We just returned from Sharm-El-Sheikh, a popular summer vacation spot for rich Russians and English people. It was ridiculously beautiful, but my only complaint is that the town itself was a homogenous tourist-style resort land, all the way down to the prices. I think we paid around $30 USD to get into a club one night, but that is neither here nor there. Driving the 5 hours to the southern tip of the Sinai Peninsula was a good part of the trip. Crossing the tunnel across the Suez Canal was almost as fun as explaining to every checkpoint armyguard with a machine gun why I had an American passport instead of an Egyptian I.D. Every explanation was met with a tiny laugh and them motioning at my face and then their face and saying "..but...you look like us..."
It is magic that there are billions of people that happen to look vaguely like other people.
It is magic that they are from different countries maybe.
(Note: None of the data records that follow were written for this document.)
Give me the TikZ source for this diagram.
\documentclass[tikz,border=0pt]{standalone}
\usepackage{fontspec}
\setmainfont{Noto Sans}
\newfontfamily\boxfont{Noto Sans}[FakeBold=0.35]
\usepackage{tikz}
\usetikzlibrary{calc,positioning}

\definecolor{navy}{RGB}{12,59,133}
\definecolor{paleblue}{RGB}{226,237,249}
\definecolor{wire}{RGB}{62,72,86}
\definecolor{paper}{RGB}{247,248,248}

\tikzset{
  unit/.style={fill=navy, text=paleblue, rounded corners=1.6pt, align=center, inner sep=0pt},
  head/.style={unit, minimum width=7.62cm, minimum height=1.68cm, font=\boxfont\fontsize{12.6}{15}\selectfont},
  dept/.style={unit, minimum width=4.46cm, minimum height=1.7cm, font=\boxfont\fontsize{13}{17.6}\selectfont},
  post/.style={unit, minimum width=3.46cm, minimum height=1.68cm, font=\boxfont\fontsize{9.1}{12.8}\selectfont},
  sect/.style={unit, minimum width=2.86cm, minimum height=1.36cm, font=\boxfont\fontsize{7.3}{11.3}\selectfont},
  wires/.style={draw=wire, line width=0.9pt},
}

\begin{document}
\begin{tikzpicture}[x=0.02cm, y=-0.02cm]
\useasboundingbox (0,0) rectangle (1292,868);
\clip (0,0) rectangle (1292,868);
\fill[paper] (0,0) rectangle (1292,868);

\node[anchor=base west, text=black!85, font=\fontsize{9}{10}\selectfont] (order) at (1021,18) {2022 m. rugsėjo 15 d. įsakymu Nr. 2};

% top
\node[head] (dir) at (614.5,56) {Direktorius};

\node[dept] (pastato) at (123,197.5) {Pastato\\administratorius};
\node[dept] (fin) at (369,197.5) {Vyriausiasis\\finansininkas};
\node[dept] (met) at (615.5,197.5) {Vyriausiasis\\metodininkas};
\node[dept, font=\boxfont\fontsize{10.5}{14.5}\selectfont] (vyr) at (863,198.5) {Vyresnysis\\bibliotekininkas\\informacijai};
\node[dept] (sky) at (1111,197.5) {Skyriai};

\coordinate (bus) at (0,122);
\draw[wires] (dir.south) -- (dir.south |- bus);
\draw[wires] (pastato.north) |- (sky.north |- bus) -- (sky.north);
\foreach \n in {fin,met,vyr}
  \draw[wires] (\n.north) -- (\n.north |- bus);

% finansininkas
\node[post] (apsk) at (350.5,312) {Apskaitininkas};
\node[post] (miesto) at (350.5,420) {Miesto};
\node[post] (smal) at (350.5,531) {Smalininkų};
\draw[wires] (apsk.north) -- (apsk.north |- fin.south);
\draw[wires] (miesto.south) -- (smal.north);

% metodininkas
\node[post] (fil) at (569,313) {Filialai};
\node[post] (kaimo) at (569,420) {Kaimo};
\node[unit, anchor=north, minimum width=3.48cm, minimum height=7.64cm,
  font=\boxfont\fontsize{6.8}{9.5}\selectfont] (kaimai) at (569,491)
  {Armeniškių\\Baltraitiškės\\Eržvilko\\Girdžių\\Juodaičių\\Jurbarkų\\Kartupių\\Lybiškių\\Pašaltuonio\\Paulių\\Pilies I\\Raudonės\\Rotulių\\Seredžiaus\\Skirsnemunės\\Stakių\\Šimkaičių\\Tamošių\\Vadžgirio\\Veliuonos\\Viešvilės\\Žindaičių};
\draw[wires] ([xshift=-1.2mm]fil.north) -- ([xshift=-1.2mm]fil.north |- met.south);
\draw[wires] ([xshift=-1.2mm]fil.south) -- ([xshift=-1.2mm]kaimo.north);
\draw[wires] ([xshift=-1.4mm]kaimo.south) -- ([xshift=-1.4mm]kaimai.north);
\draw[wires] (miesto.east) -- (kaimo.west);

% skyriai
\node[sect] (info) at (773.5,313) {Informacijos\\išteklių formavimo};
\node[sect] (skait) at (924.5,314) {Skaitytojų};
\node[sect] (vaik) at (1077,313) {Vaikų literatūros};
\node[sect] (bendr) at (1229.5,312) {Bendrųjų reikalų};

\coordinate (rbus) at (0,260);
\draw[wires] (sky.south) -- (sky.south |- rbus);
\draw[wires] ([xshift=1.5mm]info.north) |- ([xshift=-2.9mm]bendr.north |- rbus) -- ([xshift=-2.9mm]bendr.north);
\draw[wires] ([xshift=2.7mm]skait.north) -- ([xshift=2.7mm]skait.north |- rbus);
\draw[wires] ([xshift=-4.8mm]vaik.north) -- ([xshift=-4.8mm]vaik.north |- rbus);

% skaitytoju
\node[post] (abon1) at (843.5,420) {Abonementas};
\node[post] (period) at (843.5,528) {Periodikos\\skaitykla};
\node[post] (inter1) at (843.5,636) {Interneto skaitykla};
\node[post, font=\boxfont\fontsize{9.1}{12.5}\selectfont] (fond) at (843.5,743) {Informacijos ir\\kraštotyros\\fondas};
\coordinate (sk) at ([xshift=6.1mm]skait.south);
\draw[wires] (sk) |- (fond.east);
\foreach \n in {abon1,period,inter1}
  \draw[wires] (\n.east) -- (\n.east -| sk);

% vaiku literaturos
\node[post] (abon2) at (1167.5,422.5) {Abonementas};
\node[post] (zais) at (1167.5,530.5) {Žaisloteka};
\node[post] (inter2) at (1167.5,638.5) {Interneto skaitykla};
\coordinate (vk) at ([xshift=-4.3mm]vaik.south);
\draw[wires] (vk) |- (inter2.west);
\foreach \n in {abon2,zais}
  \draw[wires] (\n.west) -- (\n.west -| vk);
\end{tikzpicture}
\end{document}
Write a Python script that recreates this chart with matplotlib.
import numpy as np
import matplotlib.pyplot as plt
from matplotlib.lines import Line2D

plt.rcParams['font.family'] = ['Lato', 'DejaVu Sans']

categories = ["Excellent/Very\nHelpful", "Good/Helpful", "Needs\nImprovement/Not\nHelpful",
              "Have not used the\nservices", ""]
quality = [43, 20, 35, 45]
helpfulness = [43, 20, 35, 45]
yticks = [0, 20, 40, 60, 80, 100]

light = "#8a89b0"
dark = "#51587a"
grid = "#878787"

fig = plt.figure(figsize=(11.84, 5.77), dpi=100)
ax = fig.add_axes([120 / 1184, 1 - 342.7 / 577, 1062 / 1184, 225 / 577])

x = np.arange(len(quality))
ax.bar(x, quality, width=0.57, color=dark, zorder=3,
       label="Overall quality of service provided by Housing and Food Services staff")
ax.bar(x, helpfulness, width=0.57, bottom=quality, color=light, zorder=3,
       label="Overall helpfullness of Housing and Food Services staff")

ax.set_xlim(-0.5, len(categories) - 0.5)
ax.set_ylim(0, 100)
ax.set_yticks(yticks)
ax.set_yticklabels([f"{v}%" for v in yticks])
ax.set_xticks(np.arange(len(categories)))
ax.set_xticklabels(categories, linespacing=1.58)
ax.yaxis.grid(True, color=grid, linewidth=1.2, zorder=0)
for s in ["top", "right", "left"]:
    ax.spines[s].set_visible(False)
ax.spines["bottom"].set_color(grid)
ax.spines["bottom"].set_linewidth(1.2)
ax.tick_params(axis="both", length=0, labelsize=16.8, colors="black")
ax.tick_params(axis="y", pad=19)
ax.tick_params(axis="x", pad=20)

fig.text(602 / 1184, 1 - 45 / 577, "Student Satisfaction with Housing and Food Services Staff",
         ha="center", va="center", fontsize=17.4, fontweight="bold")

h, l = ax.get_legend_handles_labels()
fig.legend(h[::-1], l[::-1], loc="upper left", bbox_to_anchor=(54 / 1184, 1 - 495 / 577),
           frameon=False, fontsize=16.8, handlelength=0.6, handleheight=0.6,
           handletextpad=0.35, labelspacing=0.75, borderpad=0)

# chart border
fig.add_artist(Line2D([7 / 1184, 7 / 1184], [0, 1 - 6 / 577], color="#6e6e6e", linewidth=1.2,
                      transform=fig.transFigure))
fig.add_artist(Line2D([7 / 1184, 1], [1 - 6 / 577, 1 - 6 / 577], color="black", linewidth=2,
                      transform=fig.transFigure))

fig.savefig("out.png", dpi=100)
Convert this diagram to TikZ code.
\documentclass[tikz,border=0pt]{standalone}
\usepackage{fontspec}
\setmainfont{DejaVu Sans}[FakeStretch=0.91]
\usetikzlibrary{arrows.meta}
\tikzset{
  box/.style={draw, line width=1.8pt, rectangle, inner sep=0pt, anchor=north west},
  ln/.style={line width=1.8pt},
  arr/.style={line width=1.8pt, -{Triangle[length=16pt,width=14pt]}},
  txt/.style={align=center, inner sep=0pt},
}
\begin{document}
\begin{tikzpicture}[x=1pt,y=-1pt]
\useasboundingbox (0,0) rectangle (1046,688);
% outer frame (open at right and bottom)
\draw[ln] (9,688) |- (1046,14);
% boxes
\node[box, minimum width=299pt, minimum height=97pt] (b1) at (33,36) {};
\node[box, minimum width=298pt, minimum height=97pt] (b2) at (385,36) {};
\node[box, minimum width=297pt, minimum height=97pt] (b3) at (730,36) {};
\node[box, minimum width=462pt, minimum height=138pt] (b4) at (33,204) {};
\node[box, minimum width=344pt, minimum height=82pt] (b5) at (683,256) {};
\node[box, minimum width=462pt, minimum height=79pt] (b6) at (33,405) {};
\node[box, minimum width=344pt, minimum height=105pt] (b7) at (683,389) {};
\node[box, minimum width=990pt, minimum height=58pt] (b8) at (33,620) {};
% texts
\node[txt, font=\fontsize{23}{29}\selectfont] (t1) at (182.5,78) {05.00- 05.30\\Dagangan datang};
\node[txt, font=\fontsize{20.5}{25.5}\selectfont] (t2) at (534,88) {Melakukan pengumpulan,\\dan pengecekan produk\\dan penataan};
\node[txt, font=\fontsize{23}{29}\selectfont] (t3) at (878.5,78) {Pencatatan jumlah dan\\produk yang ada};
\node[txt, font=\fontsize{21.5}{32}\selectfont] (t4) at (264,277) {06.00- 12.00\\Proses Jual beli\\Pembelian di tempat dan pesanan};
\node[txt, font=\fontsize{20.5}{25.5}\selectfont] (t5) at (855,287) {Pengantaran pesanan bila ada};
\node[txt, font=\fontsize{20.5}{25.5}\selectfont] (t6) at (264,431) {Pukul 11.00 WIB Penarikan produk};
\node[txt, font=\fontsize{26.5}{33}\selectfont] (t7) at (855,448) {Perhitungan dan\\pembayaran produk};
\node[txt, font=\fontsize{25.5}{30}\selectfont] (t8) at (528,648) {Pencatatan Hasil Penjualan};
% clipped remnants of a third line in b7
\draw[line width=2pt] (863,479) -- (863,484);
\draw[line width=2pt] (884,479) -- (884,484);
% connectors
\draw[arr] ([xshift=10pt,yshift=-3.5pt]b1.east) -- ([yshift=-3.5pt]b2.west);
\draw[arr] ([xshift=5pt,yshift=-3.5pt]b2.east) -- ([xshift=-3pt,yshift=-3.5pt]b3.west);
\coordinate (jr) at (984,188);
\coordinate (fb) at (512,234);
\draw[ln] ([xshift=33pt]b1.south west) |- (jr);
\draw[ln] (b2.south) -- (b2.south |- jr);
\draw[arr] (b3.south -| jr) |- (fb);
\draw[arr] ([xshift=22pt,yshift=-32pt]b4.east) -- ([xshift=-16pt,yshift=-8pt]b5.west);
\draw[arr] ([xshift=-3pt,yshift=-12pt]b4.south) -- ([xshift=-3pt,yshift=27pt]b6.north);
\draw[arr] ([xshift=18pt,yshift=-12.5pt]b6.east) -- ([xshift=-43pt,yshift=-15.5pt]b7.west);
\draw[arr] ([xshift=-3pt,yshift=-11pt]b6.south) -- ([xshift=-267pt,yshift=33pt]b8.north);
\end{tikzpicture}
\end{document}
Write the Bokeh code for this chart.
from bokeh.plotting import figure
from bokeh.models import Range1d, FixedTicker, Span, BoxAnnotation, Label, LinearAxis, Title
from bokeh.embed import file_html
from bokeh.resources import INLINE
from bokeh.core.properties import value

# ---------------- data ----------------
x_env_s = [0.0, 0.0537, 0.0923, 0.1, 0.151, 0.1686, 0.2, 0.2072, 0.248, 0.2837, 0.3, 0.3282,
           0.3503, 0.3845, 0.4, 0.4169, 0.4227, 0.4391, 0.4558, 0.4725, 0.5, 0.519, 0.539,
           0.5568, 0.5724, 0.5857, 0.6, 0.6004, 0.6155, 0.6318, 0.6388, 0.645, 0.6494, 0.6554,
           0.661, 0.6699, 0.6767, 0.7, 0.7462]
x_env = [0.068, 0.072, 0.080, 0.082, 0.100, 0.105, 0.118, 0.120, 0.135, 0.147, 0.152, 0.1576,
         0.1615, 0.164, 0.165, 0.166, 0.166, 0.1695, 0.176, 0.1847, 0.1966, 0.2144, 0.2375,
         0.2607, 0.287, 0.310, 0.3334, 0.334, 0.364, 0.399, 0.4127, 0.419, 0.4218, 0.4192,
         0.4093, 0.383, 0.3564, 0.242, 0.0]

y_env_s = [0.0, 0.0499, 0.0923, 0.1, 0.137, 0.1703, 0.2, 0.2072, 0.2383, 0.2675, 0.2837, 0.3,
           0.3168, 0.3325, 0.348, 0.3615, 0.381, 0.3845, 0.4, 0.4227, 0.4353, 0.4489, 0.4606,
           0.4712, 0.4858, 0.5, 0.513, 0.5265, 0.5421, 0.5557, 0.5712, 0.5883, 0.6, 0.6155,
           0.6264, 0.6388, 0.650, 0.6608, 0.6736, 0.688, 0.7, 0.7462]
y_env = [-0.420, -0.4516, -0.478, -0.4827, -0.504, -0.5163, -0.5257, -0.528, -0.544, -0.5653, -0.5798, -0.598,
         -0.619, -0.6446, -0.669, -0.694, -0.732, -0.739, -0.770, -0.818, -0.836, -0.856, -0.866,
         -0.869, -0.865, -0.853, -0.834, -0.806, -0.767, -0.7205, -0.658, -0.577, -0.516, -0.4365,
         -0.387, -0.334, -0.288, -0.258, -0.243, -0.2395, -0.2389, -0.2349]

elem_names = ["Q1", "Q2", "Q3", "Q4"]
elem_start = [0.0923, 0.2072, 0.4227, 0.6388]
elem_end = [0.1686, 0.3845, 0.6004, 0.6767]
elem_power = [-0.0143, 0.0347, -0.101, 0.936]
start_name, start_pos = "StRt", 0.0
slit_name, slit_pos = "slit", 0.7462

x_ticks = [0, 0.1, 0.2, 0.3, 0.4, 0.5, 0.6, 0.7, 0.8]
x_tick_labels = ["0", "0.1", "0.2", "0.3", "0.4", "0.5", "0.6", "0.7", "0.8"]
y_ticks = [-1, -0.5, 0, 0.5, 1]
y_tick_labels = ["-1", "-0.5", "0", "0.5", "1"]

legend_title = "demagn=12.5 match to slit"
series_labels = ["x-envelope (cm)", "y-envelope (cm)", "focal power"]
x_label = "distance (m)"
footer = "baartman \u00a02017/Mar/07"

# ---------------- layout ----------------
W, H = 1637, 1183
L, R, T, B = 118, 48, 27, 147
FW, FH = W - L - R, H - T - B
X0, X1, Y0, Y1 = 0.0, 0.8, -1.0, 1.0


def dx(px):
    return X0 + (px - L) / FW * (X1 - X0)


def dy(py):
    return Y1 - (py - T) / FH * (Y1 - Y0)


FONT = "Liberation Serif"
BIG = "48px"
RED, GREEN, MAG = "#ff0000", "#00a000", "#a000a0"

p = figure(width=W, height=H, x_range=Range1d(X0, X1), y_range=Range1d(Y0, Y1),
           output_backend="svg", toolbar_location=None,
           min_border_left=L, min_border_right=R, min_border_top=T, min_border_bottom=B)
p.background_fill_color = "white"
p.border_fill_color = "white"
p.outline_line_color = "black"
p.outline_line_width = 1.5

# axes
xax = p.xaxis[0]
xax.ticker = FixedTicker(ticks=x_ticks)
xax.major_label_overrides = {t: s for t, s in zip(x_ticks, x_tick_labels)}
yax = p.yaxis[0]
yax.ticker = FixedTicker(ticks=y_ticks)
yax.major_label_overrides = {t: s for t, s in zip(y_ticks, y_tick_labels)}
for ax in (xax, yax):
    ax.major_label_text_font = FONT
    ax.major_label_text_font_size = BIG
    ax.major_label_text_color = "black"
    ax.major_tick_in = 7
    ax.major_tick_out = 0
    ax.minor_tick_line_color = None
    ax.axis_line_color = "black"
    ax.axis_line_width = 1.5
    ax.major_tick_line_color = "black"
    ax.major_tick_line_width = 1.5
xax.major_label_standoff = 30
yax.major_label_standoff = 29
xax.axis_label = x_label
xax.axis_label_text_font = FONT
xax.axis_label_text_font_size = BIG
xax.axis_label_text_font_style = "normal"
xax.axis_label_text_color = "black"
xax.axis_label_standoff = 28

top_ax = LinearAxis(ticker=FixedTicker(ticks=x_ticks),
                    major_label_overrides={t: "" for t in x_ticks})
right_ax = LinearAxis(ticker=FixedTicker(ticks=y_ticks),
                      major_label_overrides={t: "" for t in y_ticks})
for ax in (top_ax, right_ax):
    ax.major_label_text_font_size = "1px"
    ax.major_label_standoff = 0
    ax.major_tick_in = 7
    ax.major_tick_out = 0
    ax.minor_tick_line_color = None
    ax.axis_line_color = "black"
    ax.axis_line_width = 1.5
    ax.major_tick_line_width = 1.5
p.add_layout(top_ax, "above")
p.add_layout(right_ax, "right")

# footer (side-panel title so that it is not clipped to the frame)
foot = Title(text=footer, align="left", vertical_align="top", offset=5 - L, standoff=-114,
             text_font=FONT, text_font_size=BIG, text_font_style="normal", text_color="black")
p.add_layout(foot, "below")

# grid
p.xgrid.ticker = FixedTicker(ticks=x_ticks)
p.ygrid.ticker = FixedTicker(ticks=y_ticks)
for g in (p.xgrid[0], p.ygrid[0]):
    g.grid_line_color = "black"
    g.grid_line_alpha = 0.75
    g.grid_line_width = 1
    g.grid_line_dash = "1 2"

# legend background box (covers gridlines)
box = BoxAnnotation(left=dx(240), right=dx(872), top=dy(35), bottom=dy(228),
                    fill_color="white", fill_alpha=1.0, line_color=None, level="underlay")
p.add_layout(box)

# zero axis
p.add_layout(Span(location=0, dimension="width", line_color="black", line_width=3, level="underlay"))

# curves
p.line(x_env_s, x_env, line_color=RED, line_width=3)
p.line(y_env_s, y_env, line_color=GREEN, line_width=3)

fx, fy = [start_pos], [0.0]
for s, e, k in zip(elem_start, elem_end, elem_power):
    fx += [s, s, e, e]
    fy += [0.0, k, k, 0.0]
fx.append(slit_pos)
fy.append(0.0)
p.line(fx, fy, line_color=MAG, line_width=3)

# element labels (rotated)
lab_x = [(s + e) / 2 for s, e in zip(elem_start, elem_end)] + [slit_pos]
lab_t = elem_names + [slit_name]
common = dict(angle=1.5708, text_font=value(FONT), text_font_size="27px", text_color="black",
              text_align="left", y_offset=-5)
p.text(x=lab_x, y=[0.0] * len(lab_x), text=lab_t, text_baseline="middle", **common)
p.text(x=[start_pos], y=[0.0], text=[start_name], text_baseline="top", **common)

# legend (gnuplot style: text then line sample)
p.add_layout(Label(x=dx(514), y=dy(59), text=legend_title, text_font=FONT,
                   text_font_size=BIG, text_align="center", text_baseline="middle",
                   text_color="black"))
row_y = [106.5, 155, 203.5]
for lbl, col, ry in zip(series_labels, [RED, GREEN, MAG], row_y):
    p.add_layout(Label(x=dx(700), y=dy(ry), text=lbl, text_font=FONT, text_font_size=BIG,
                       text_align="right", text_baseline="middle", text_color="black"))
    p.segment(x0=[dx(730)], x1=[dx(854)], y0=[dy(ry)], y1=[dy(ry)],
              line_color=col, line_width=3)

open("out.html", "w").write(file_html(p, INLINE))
Anyways, Jenny, Ossama and I showed up around noon, and the sun was melting our spirits, so we checked into the cheapest hotel with a beach and air conditioning. We wound up at some place called "Palermo Resort" which was the equivalent of a really seedy motel with a nice pool and rich lounging European families walking around. We deposited our stuff and went to the beach, which was behind another hotel. It was beautiful and the water was all kinds of good blue colors. There was a long rim of coral, and snorkeling equipment was cheap.
If you've never been snorkeling, go somewhere and do this. There were blue fish, neon fish, little yellow fish, jelly fish, big fish that surprisingly didn't eat other fish, and schools of goldfish. Disturbing a school of fish resulted in an organized exodus by all of the fish from their current spot to a new spot 5 feet away. This was my favorite thing that they did, so I snorkeled around and disturbed as many fish schools and fish universities as I could, because it is cool and because I am a bad person.
We then ate a pizza that looked/tasted like someone took a steamroller to a Totinos and put it on a nice plate. Good trick hotel.
The evening ended by us going to CLUB BUDDHA BAR, which is a generic dance club filled with terribles from every country of the world (Russia). I spent the better part of the evening dancing and avoiding making conversation with anyone, while Ossama and Jenny were slightly more gregarious and talked to a couple people. Ossama took a horrible cowboy hat off the head of a Swedish girl who was so offended that she could do nothing more than to point to herself and say "mine MINE." Her panties were surely in a bunch so tight that she could have fit 12,000 pairs in a tiny suitcase or other Swedish personal effects bag. There were also lots of people with linen pant/short combos, and lots of terrible terrible Eurofashion, mullets, and cool old people. I made the comment "I hope that's her dad" many times to myself.
Ossama and Jenny were hungry after we left this place, so we went down the street, across the Na'ama Bay complex (which has all the charm of Kemah) to a McDonalds, which was undistinguishable from another nightclub, save for the burgers and milkshakes and uniforms that said "McDonalds." The walls were white and the floor was white and they were playing techno music and there were more European terribles there. I liked this place the best.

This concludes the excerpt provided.